According to a Death in Custody tracking project by The Guardian, it is reported that since 1991 Royal Commission, about 470 Aboriginals and Torres Strait Islanders have died behind bars in Australia. HRW says that some of thesedeaths were easily preventable as they happened from violence, suicide, or a lack of prison support.
“It has been three decades since the Royal Commission probed into Aboriginal Deaths in Custody, it can be seen that First Nations people are still unacceptably being imprisoned and dying there,” said Australia director at HRW Elaine Pearson.

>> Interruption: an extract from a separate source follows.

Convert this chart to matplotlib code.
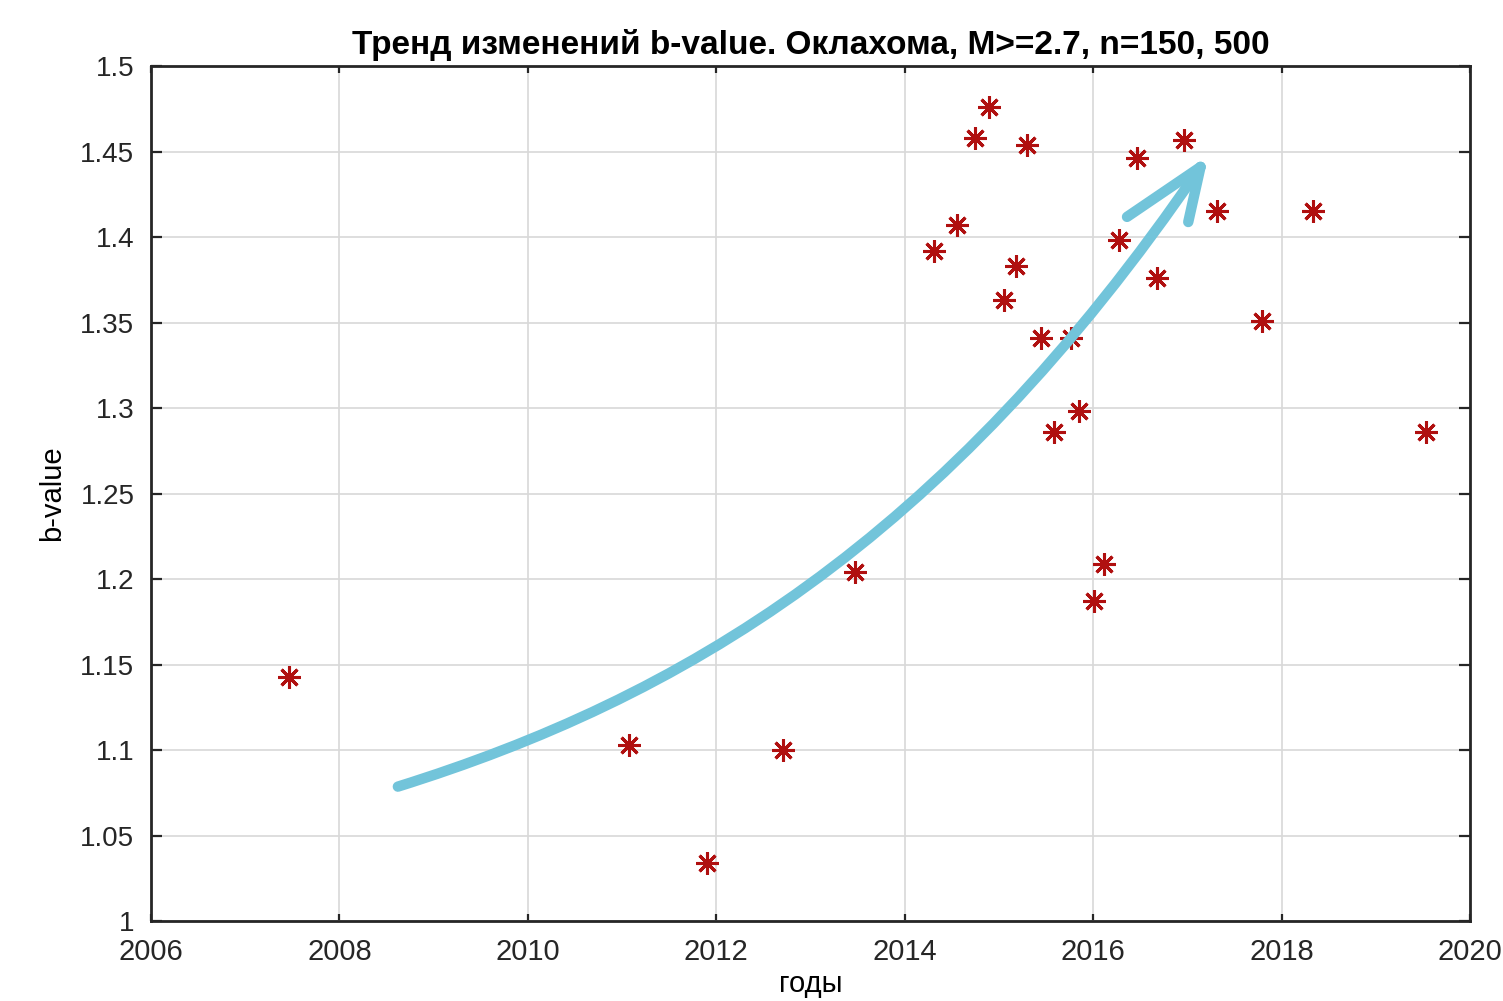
import numpy as np
import matplotlib
matplotlib.use("Agg")
import matplotlib.pyplot as plt
from matplotlib.path import Path
from matplotlib.patches import PathPatch

plt.rcParams["font.family"] = ["Liberation Sans", "DejaVu Sans"]

# b-value estimates (decimal year, b)
years = [2007.46, 2011.07, 2011.90, 2012.71, 2013.47, 2014.31, 2014.55, 2014.75,
         2014.90, 2015.05, 2015.18, 2015.30, 2015.45, 2015.59, 2015.76, 2015.85,
         2016.01, 2016.12, 2016.27, 2016.47, 2016.68, 2016.96, 2017.31, 2017.79,
         2018.33, 2019.53]
bvals = [1.143, 1.103, 1.034, 1.100, 1.204, 1.392, 1.407, 1.458,
         1.476, 1.363, 1.383, 1.454, 1.341, 1.286, 1.341, 1.298,
         1.187, 1.209, 1.398, 1.446, 1.376, 1.457, 1.415, 1.351,
         1.415, 1.286]

# hand-drawn trend arrow: cubic Bezier shaft (start, two controls, tip) + two barbs
shaft = [(2008.62, 1.0786), (2011.6, 1.13), (2014.4, 1.22), (2017.14, 1.441)]
barbs = [(2016.36, 1.4118), (2017.01, 1.4088)]

xticks = [2006, 2008, 2010, 2012, 2014, 2016, 2018, 2020]
yticks = [1.0, 1.05, 1.1, 1.15, 1.2, 1.25, 1.3, 1.35, 1.4, 1.45, 1.5]
ytick_labels = ["1", "1.05", "1.1", "1.15", "1.2", "1.25", "1.3", "1.35", "1.4", "1.45", "1.5"]

CYAN = "#72C4DA"
RED = "#CC1111"

fig = plt.figure(figsize=(15.03, 10.01), dpi=100)
ax = fig.add_axes([0.1005, 0.0799, 0.8775, 0.8541])

ax.plot(years, bvals, ls="none", marker=(8, 2, 0), ms=16, mew=2.2,
        color=RED, mec="#B01010", zorder=3)

path = Path(shaft, [Path.MOVETO, Path.CURVE4, Path.CURVE4, Path.CURVE4])
ax.add_patch(PathPatch(path, fc="none", ec=CYAN, lw=7.5, capstyle="round",
                       joinstyle="round", zorder=4))
tip = shaft[-1]
for bx, by in barbs:
    ax.plot([tip[0], bx], [tip[1], by], color=CYAN, lw=7.5,
            solid_capstyle="round", zorder=4)

ax.set_xlim(2006, 2020)
ax.set_ylim(1.0, 1.5)
ax.set_xticks(xticks)
ax.set_xticklabels([str(x) for x in xticks])
ax.set_yticks(yticks)
ax.set_yticklabels(ytick_labels)
ax.grid(True, color="#D8D8D8", lw=1.2)
ax.set_axisbelow(True)
for s in ax.spines.values():
    s.set_linewidth(2.0)
    s.set_color("#262626")
ax.tick_params(axis="both", direction="in", top=True, right=True,
               width=1.6, colors="#262626")
ax.tick_params(axis="y", length=8, pad=12, labelsize=20)
ax.tick_params(axis="x", length=5, pad=12, labelsize=21)

ax.set_title("Тренд изменений b-value. Оклахома, M>=2.7, n=150, 500",
             fontsize=24, fontweight="bold", pad=9)
ax.set_xlabel("годы", fontsize=21, labelpad=3)
ax.set_ylabel("b-value", fontsize=21, labelpad=10)

fig.savefig("out.png", dpi=100)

“Given the recent wave of Indigenous deaths in custody, it’s clearly evident that this is a national crisis,” she added.
The 1991 Royal Commission said that more Aboriginal people were to die in custody because they were mostly incarcerated at disproportionate rates. At that time, Aboriginal people made up about 14 pc of Australia’s prison population.
Thirty years from the commission’s report, the rate of Indigenous incarceration has doubled up.
In a report released in 2020, HRW noted the serious risk of death by self-harm for prisoners with mental health disorders, especially Aboriginal and Torres Strait Islander prisoners.
In between 2010 and 2020, about 60 pc of adults who died imprisoned in Western Australia had some form of a mental disability.